### THE TASK
Your task is to reproduce, verbatim and without pictures, the lines from the opening of the listing through the line containing "(srt) at (91,147)".

### SOURCE MATERIAL
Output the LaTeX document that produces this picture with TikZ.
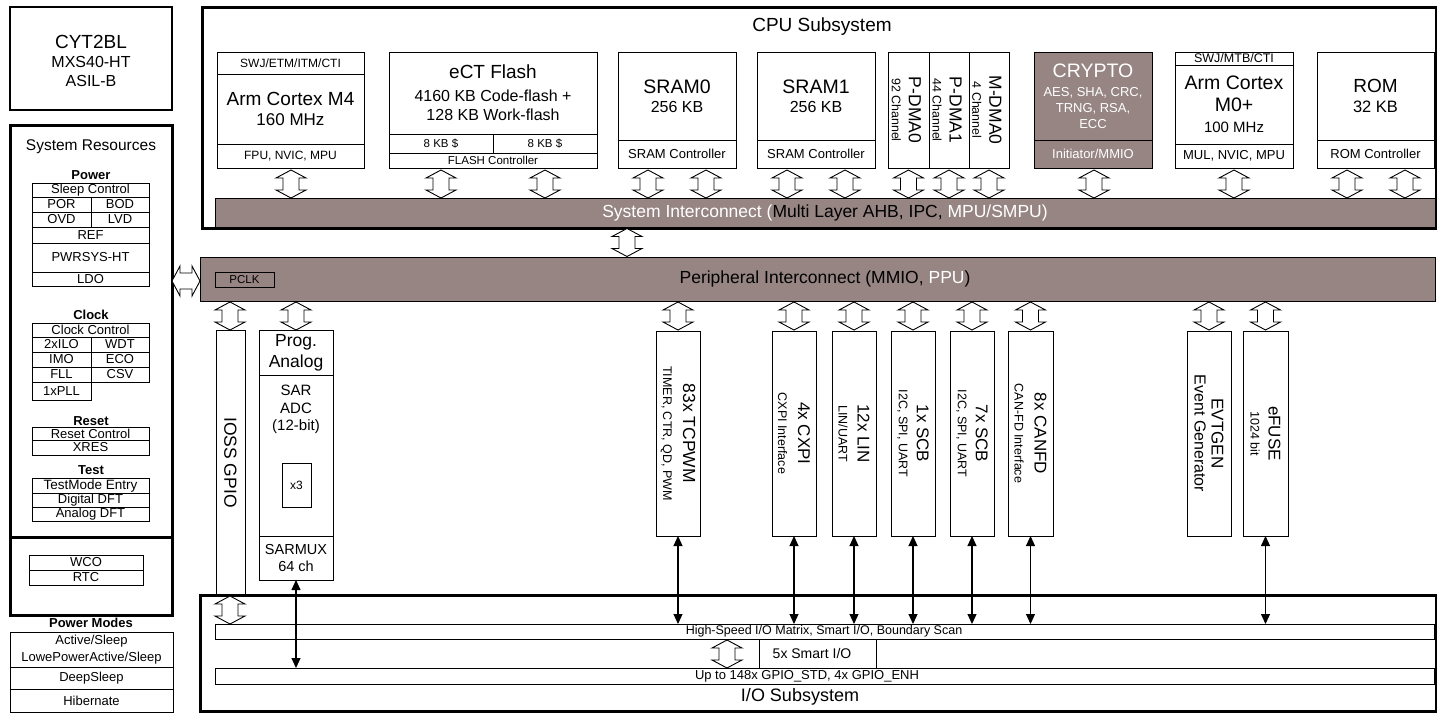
\documentclass[tikz,border=0pt]{standalone}
\usepackage{fontspec}
\setmainfont{Liberation Sans}
\usetikzlibrary{arrows.meta}
\definecolor{gry}{RGB}{150,133,131}
\newcommand\fs[2]{\fontsize{#1}{#2}\selectfont}
\newcommand\fz[1]{\fontsize{#1}{#1}\selectfont}
\newcommand\bx[7][]{\node[bxs,minimum width={(#5)-(#3)},minimum height={(#6)-(#4)},#1] (#2) at ({((#3)+(#5))/2},{((#4)+(#6))/2}) {#7};}
\begin{document}
\begin{tikzpicture}[x=1pt,y=-1pt,
 bxs/.style={draw,line width=1pt,rectangle,inner sep=0pt,outer sep=0pt,align=center,font=\fs{13}{15}},
 gbx/.style={fill=gry},
 thk/.style={line width=3pt},
 lbl/.style={inner sep=0pt,align=center},
 hdr/.style={inner sep=0pt,font=\fs{13}{15}\bfseries},
 dar/.style={line width=1.1pt,{Triangle[length=10pt,width=9pt]}-{Triangle[length=10pt,width=9pt]}},
 barrow/.pic={\draw[line width=0.9pt,fill=white] (0,-14) -- (15,-6) -- (8,-6) -- (8,6) -- (15,6) -- (0,14) -- (-15,6) -- (-8,6) -- (-8,-6) -- (-15,-6) -- cycle;}
]
\useasboundingbox (0,0) rectangle (1437,713);
\fill[white] (0,0) rectangle (1437,713);

% ---------------- left column ----------------
\bx[line width=1.3pt]{cyt}{10}{7}{172}{110}{}
\node[lbl,font=\fs{16}{19}] (cytt) at (91,61) {{\fz{19}CYT2BL}\\MXS40-HT\\ASIL-B};
\bx[thk]{sr}{10}{125}{172}{615}{}
\draw[thk] (10,537) -- (172,537);
\node[lbl,font=\fs{15.5}{18}] (srt) at (91,147) {System Resources};

\node[hdr] (pwh) at (91,175) {Power};
\bx{slc}{32}{183}{149}{197}{Sleep Control}
\bx{por}{32}{197}{91}{212}{POR}
\bx{bod}{91}{197}{149}{212}{BOD}
\bx{ovd}{32}{212}{91}{227}{OVD}
\bx{lvd}{91}{212}{149}{227}{LVD}
\bx{ref}{32}{227}{149}{243}{REF}
\bx{pwr}{32}{243}{149}{272}{PWRSYS-HT}
\bx{ldo}{32}{272}{149}{286}{LDO}

\node[hdr] (clh) at (91,315) {Clock};
\bx{cc}{32}{323}{149}{337}{Clock Control}
\bx{ilo}{32}{337}{91}{352}{2xILO}
\bx{wdt}{91}{337}{149}{352}{WDT}
\bx{imo}{32}{352}{91}{367}{IMO}
\bx{eco}{91}{352}{149}{367}{ECO}
\bx{fll}{32}{367}{91}{382}{FLL}
\bx{csv}{91}{367}{149}{382}{CSV}
\bx{pll}{32}{382}{91}{400}{1xPLL}

\node[hdr] (rsh) at (91,421) {Reset};
\bx{rc}{32}{427}{149}{440}{Reset Control}
\bx{xres}{32}{440}{149}{455}{XRES}

\node[hdr] (tsh) at (91,470) {Test};
\bx[font=\fs{13.5}{15}]{tme}{32}{478}{149}{493}{TestMode Entry}
\bx{ddft}{32}{493}{149}{507}{Digital DFT}
\bx{adft}{32}{507}{149}{521}{Analog DFT}

\bx{wco}{29}{555}{143}{570}{WCO}
\bx{rtc}{29}{570}{143}{585}{RTC}

\node[hdr] (pmh) at (91,623) {Power Modes};
\bx[font=\fs{13}{17}]{am}{10}{632}{173}{667}{Active/Sleep\\LowePowerActive/Sleep}
\bx{ds}{10}{667}{173}{689}{DeepSleep}
\bx{hib}{10}{689}{173}{712}{Hibernate}

% ---------------- CPU subsystem ----------------
\bx[thk]{cpu}{202}{7}{1436}{228}{}
\node[lbl,font=\fs{19}{22}] (cput) at (822,27) {CPU Subsystem};

\bx[font=\fs{12}{14}]{m4t}{217}{52}{364}{74}{SWJ/ETM/ITM/CTI}
\bx[font=\fs{17}{20}]{m4}{217}{74}{364}{144}{{\fz{19}Arm Cortex M4}\\160 MHz}
\bx[font=\fs{12}{14}]{m4b}{217}{144}{364}{168}{FPU, NVIC, MPU}

\bx[font=\fs{16}{19}]{fl}{389}{52}{597}{134}{{\fz{19}eCT Flash}\\[4pt]4160 KB Code-flash +\\128 KB Work-flash}
\bx[font=\fs{11.5}{13}]{ca}{389}{134}{493}{153}{8 KB \$}
\bx[font=\fs{11.5}{13}]{cb}{493}{134}{597}{153}{8 KB \$}
\bx[font=\fs{11.5}{13}]{fc}{389}{153}{597}{168}{FLASH Controller}

\bx[font=\fs{16}{19}]{s0}{618}{52}{736}{140}{{\fz{19.5}SRAM0}\\256 KB}
\bx{s0c}{618}{140}{736}{168}{SRAM Controller}
\bx[font=\fs{16}{19}]{s1}{757}{52}{875}{140}{{\fz{19.5}SRAM1}\\256 KB}
\bx{s1c}{757}{140}{875}{168}{SRAM Controller}

\bx{pd0}{888}{52}{929}{168}{}
\bx{pd1}{929}{52}{969}{168}{}
\bx{md0}{969}{52}{1009}{168}{}
\node[lbl,rotate=-90,font=\fs{12.4}{17}] (pd0t) at ([xshift=-2pt]pd0.center) {{\fz{17.5}P-DMA0}\\92 Channel};
\node[lbl,rotate=-90,font=\fs{12.4}{17}] (pd1t) at ([xshift=-2pt]pd1.center) {{\fz{17.5}P-DMA1}\\44 Channel};
\node[lbl,rotate=-90,font=\fs{12.4}{17}] (md0t) at ([xshift=-2pt]md0.center) {{\fz{17.5}M-DMA0}\\4 Channel};

\bx[gbx,text=white,font=\fs{13}{16}]{cr}{1034}{52}{1152}{140}{{\fz{19.5}CRYPTO}\\[3pt]AES, SHA, CRC,\\TRNG, RSA,\\ECC}
\bx[gbx,text=white]{crb}{1034}{140}{1152}{168}{Initiator/MMIO}

\bx[font=\fs{12.5}{14}]{m0t}{1175}{52}{1293}{65}{SWJ/MTB/CTI}
\bx[font=\fs{15}{21.5}]{m0}{1175}{65}{1293}{144}{{\fz{19.5}Arm Cortex}\\{\fz{19.5}M0+}\\100 MHz}
\bx{m0b}{1175}{144}{1293}{168}{MUL, NVIC, MPU}

\bx[font=\fs{16.5}{20}]{rom}{1317}{52}{1434}{140}{{\fz{19}ROM}\\32 KB}
\bx{romc}{1317}{140}{1434}{168}{ROM Controller}

\foreach \i/\x in {1/291,2/441,3/545,4/648,5/706,6/787,7/845,8/908.5,9/949,10/989,11/1094,12/1234,13/1347,14/1405}
  \pic (ca\i) at (\x,184) {barrow};

\bx[gbx,font=\fs{17.5}{20}]{sic}{215}{198}{1435}{227}{\textcolor{white}{System Interconnect (}Multi Layer AHB, IPC, \textcolor{white}{MPU/SMPU)}}

\pic (mid) at (627,242.5) {barrow};

% ---------------- peripheral interconnect ----------------
\bx[gbx]{pic}{200}{257}{1435}{301}{}
\node[lbl,font=\fs{17.5}{20}] (pict) at (825,279) {Peripheral Interconnect (MMIO, \textcolor{white}{PPU})};
\bx[font=\fs{11.5}{13}]{pclk}{215}{272}{274}{287}{PCLK}
\pic[rotate=90] (lft) at (186,281) {barrow};

\foreach \i/\x in {1/230,2/296,3/678,4/794,5/854,6/913,7/972,8/1030.5,9/1209,10/1265.5}
  \pic (pa\i) at (\x,316) {barrow};

\bx{ioss}{216}{330}{245}{595}{}
\node[lbl,rotate=-90,font=\fs{17.5}{20}] (iosst) at (ioss) {IOSS GPIO};

\bx[font=\fs{17.5}{21}]{pa}{259}{330}{333}{375}{Prog.\\Analog}
\bx{sar}{259}{375}{333}{536}{}
\node[lbl,anchor=north,font=\fs{15}{17.5}] (sart) at (296,385) {SAR\\ADC\\(12-bit)};
\bx[line width=0.8pt,font=\fs{12}{14}]{x3}{282}{463}{311}{507}{x3}
\bx[font=\fs{14.5}{17}]{smux}{259}{536}{333}{580}{SARMUX\\64 ch}

\bx{tcp}{656}{331}{700}{536}{}
\bx{cxpi}{772}{331}{816}{536}{}
\bx{lin}{832}{331}{876}{536}{}
\bx{scba}{891}{331}{935}{536}{}
\bx{scbb}{950}{331}{994}{536}{}
\bx{can}{1008}{331}{1053}{536}{}
\bx{evt}{1187}{331}{1231}{536}{}
\bx{efu}{1243}{331}{1288}{536}{}
\node[lbl,rotate=-90,font=\fs{12.5}{20}] (tcpt) at (tcp) {{\fz{17.5}83x TCPWM}\\TIMER, CTR, QD, PWM};
\node[lbl,rotate=-90,font=\fs{12.5}{20}] (cxpit) at (cxpi) {{\fz{17}4x CXPI}\\CXPI Interface};
\node[lbl,rotate=-90,font=\fs{12.5}{19}] (lint) at (lin) {{\fz{17}12x LIN}\\LIN/UART};
\node[lbl,rotate=-90,font=\fs{12.5}{18}] (scbat) at (scba) {{\fz{17}1x SCB}\\I2C, SPI, UART};
\node[lbl,rotate=-90,font=\fs{12.5}{18}] (scbbt) at (scbb) {{\fz{17}7x SCB}\\I2C, SPI, UART};
\node[lbl,rotate=-90,font=\fs{12.5}{20}] (cant) at (can) {{\fz{17}8x CANFD}\\CAN-FD Interface};
\node[lbl,rotate=-90,font=\fs{16}{17}] (evtt) at (evt) {{\fz{17}EVTGEN}\\Event Generator};
\node[lbl,rotate=-90,font=\fs{12.5}{18}] (efut) at (efu) {{\fz{17}eFUSE}\\1024 bit};

% ---------------- I/O subsystem ----------------
\bx[thk]{iob}{200}{595}{1436}{711}{}
\node[lbl,font=\fs{18}{20}] (iot) at (800,697) {I/O Subsystem};
\bx{hs}{215}{624}{1434}{639}{}
\node[lbl,font=\fs{12.5}{14}] (hst) at (824,631.5) {High-Speed I/O Matrix, Smart I/O, Boundary Scan};
\bx{gp}{215}{668}{1434}{684}{}
\node[lbl,font=\fs{13}{15}] (gpt) at (807,676) {Up to 148x GPIO\_STD, 4x GPIO\_ENH};
\draw[line width=1pt] (759,639) -- (759,668) (876,639) -- (876,668);
\node[lbl,font=\fs{14}{16}] (smt) at (812,653.5) {5x Smart I/O};
\pic (ioa) at (230,610) {barrow};
\pic (sma) at (727,654) {barrow};

\foreach \n in {tcp,cxpi,lin,scba,scbb,can,efu}
  \draw[dar] (\n.south) -- (\n.south |- hs.north);
\draw[dar] (smux.south) -- (smux.south |- gp.north);
\end{tikzpicture}
\end{document}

### FINISHED ANSWER
Output the LaTeX document that produces this picture with TikZ.
\documentclass[tikz,border=0pt]{standalone}
\usepackage{fontspec}
\setmainfont{Liberation Sans}
\usetikzlibrary{arrows.meta}
\definecolor{gry}{RGB}{150,133,131}
\newcommand\fs[2]{\fontsize{#1}{#2}\selectfont}
\newcommand\fz[1]{\fontsize{#1}{#1}\selectfont}
\newcommand\bx[7][]{\node[bxs,minimum width={(#5)-(#3)},minimum height={(#6)-(#4)},#1] (#2) at ({((#3)+(#5))/2},{((#4)+(#6))/2}) {#7};}
\begin{document}
\begin{tikzpicture}[x=1pt,y=-1pt,
 bxs/.style={draw,line width=1pt,rectangle,inner sep=0pt,outer sep=0pt,align=center,font=\fs{13}{15}},
 gbx/.style={fill=gry},
 thk/.style={line width=3pt},
 lbl/.style={inner sep=0pt,align=center},
 hdr/.style={inner sep=0pt,font=\fs{13}{15}\bfseries},
 dar/.style={line width=1.1pt,{Triangle[length=10pt,width=9pt]}-{Triangle[length=10pt,width=9pt]}},
 barrow/.pic={\draw[line width=0.9pt,fill=white] (0,-14) -- (15,-6) -- (8,-6) -- (8,6) -- (15,6) -- (0,14) -- (-15,6) -- (-8,6) -- (-8,-6) -- (-15,-6) -- cycle;}
]
\useasboundingbox (0,0) rectangle (1437,713);
\fill[white] (0,0) rectangle (1437,713);

% ---------------- left column ----------------
\bx[line width=1.3pt]{cyt}{10}{7}{172}{110}{}
\node[lbl,font=\fs{16}{19}] (cytt) at (91,61) {{\fz{19}CYT2BL}\\MXS40-HT\\ASIL-B};
\bx[thk]{sr}{10}{125}{172}{615}{}
\draw[thk] (10,537) -- (172,537);
\node[lbl,font=\fs{15.5}{18}] (srt) at (91,147) {System Resources};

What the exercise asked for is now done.